• WRITTEN TASK:
Give the material once more, word for word, without any images.

***** GIVEN MATERIAL *****

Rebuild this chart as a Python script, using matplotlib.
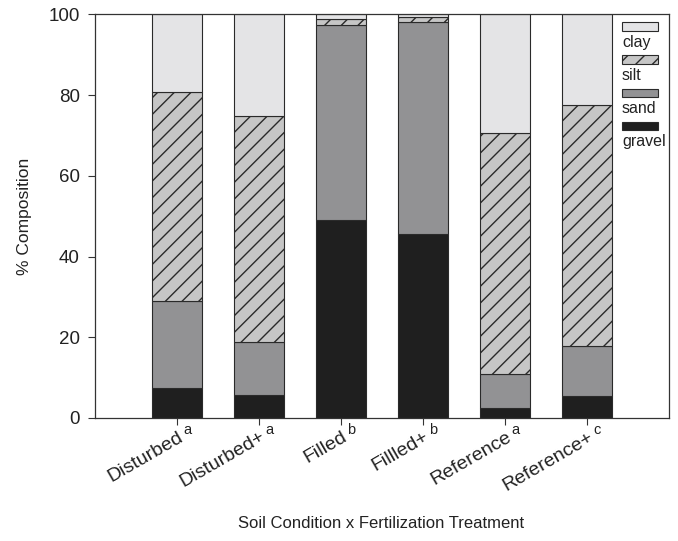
import matplotlib
matplotlib.use("Agg")
import matplotlib.pyplot as plt
import matplotlib.transforms as mtrans
from matplotlib.patches import Rectangle
import numpy as np

plt.rcParams['font.family'] = ['Liberation Sans', 'DejaVu Sans']
plt.rcParams['hatch.linewidth'] = 1.0
plt.rcParams['hatch.color'] = '#111111'

categories = ["Disturbed", "Disturbed+", "Filled", "Fillled+", "Reference", "Reference+"]
letters = ["a", "a", "b", "b", "a", "c"]
gravel = [7.4, 5.8, 49.0, 45.6, 2.4, 5.5]
sand = [21.6, 13.0, 48.5, 52.5, 8.5, 12.4]
silt = [51.7, 56.0, 1.5, 1.4, 59.8, 59.6]
clay = [19.3, 25.2, 1.0, 0.5, 29.3, 22.5]

colors = {"gravel": "#1f1f1f", "sand": "#929294", "silt": "#c6c6c6", "clay": "#e4e4e6"}
edge = "#2a2a2a"

fig = plt.figure(figsize=(6.78, 5.41), dpi=100)
ax = fig.add_axes([0.1401, 0.2274, 0.8466, 0.7458])

x = np.arange(len(categories))
w = 0.61
b1 = np.array(gravel)
b2 = b1 + np.array(sand)
b3 = b2 + np.array(silt)
ax.bar(x, gravel, w, color=colors["gravel"], edgecolor=edge, linewidth=0.8)
ax.bar(x, sand, w, bottom=b1, color=colors["sand"], edgecolor=edge, linewidth=0.8)
ax.bar(x, silt, w, bottom=b2, color=colors["silt"], edgecolor=edge, linewidth=0.8, hatch='//')
ax.bar(x, clay, w, bottom=b3, color=colors["clay"], edgecolor=edge, linewidth=0.8)

ax.set_xlim(-1, 6)
ax.set_ylim(0, 100)
ax.set_yticks([0, 20, 40, 60, 80, 100])
ax.set_xticks(x)
ax.set_xticklabels(categories, rotation=30, ha='right', va='top', rotation_mode='anchor')
ax.tick_params(axis='both', direction='out', length=5, width=0.8, color='#333333',
               labelcolor='#222222')
ax.tick_params(axis='y', labelsize=13.5, pad=6)
ax.tick_params(axis='x', labelsize=14, pad=2.5)
for s in ax.spines.values():
    s.set_linewidth(0.9)
    s.set_color('#333333')

# shift rotated labels slightly so their end sits just below-left of the superscript
off = mtrans.ScaledTranslation(0.5 / 72, 0, fig.dpi_scale_trans)
for lab in ax.get_xticklabels():
    lab.set_transform(lab.get_transform() + off)

for xi, l in zip(x, letters):
    ax.annotate(l, xy=(xi, 0), xycoords=('data', 'axes fraction'),
                xytext=(4.5, -9), textcoords='offset points', fontsize=10.5,
                color='#222222', ha='left', va='center')

ax.set_ylabel("% Composition", fontsize=12.5, color='#222222', labelpad=12)
fig.text(0.562, 0.033, "Soil Condition x Fertilization Treatment", fontsize=12,
         color='#222222', ha='center', va='center')

# legend (patch above label)
leg_items = [("clay", colors["clay"], None), ("silt", colors["silt"], '//'),
             ("sand", colors["sand"], None), ("gravel", colors["gravel"], None)]
px0 = 622 / 678
pw = 36 / 678
ph = 8.5 / 541
for i, (name, c, h) in enumerate(leg_items):
    ytop = 22 + i * 33.3
    r = Rectangle((px0, 1 - (ytop + ph * 541) / 541), pw, ph, transform=fig.transFigure,
                  facecolor=c, edgecolor=edge, linewidth=0.8, hatch=h)
    fig.patches.append(r)
    fig.text(px0, 1 - (ytop + 20) / 541, name, fontsize=11.5, color='#222222',
             ha='left', va='center')

fig.savefig("out.png", dpi=100)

*****

• CORRECT RESPONSE:
Rebuild this chart as a Python script, using matplotlib.
import matplotlib
matplotlib.use("Agg")
import matplotlib.pyplot as plt
import matplotlib.transforms as mtrans
from matplotlib.patches import Rectangle
import numpy as np

plt.rcParams['font.family'] = ['Liberation Sans', 'DejaVu Sans']
plt.rcParams['hatch.linewidth'] = 1.0
plt.rcParams['hatch.color'] = '#111111'

categories = ["Disturbed", "Disturbed+", "Filled", "Fillled+", "Reference", "Reference+"]
letters = ["a", "a", "b", "b", "a", "c"]
gravel = [7.4, 5.8, 49.0, 45.6, 2.4, 5.5]
sand = [21.6, 13.0, 48.5, 52.5, 8.5, 12.4]
silt = [51.7, 56.0, 1.5, 1.4, 59.8, 59.6]
clay = [19.3, 25.2, 1.0, 0.5, 29.3, 22.5]

colors = {"gravel": "#1f1f1f", "sand": "#929294", "silt": "#c6c6c6", "clay": "#e4e4e6"}
edge = "#2a2a2a"

fig = plt.figure(figsize=(6.78, 5.41), dpi=100)
ax = fig.add_axes([0.1401, 0.2274, 0.8466, 0.7458])

x = np.arange(len(categories))
w = 0.61
b1 = np.array(gravel)
b2 = b1 + np.array(sand)
b3 = b2 + np.array(silt)
ax.bar(x, gravel, w, color=colors["gravel"], edgecolor=edge, linewidth=0.8)
ax.bar(x, sand, w, bottom=b1, color=colors["sand"], edgecolor=edge, linewidth=0.8)
ax.bar(x, silt, w, bottom=b2, color=colors["silt"], edgecolor=edge, linewidth=0.8, hatch='//')
ax.bar(x, clay, w, bottom=b3, color=colors["clay"], edgecolor=edge, linewidth=0.8)

ax.set_xlim(-1, 6)
ax.set_ylim(0, 100)
ax.set_yticks([0, 20, 40, 60, 80, 100])
ax.set_xticks(x)
ax.set_xticklabels(categories, rotation=30, ha='right', va='top', rotation_mode='anchor')
ax.tick_params(axis='both', direction='out', length=5, width=0.8, color='#333333',
               labelcolor='#222222')
ax.tick_params(axis='y', labelsize=13.5, pad=6)
ax.tick_params(axis='x', labelsize=14, pad=2.5)
for s in ax.spines.values():
    s.set_linewidth(0.9)
    s.set_color('#333333')

# shift rotated labels slightly so their end sits just below-left of the superscript
off = mtrans.ScaledTranslation(0.5 / 72, 0, fig.dpi_scale_trans)
for lab in ax.get_xticklabels():
    lab.set_transform(lab.get_transform() + off)

for xi, l in zip(x, letters):
    ax.annotate(l, xy=(xi, 0), xycoords=('data', 'axes fraction'),
                xytext=(4.5, -9), textcoords='offset points', fontsize=10.5,
                color='#222222', ha='left', va='center')

ax.set_ylabel("% Composition", fontsize=12.5, color='#222222', labelpad=12)
fig.text(0.562, 0.033, "Soil Condition x Fertilization Treatment", fontsize=12,
         color='#222222', ha='center', va='center')

# legend (patch above label)
leg_items = [("clay", colors["clay"], None), ("silt", colors["silt"], '//'),
             ("sand", colors["sand"], None), ("gravel", colors["gravel"], None)]
px0 = 622 / 678
pw = 36 / 678
ph = 8.5 / 541
for i, (name, c, h) in enumerate(leg_items):
    ytop = 22 + i * 33.3
    r = Rectangle((px0, 1 - (ytop + ph * 541) / 541), pw, ph, transform=fig.transFigure,
                  facecolor=c, edgecolor=edge, linewidth=0.8, hatch=h)
    fig.patches.append(r)
    fig.text(px0, 1 - (ytop + 20) / 541, name, fontsize=11.5, color='#222222',
             ha='left', va='center')

fig.savefig("out.png", dpi=100)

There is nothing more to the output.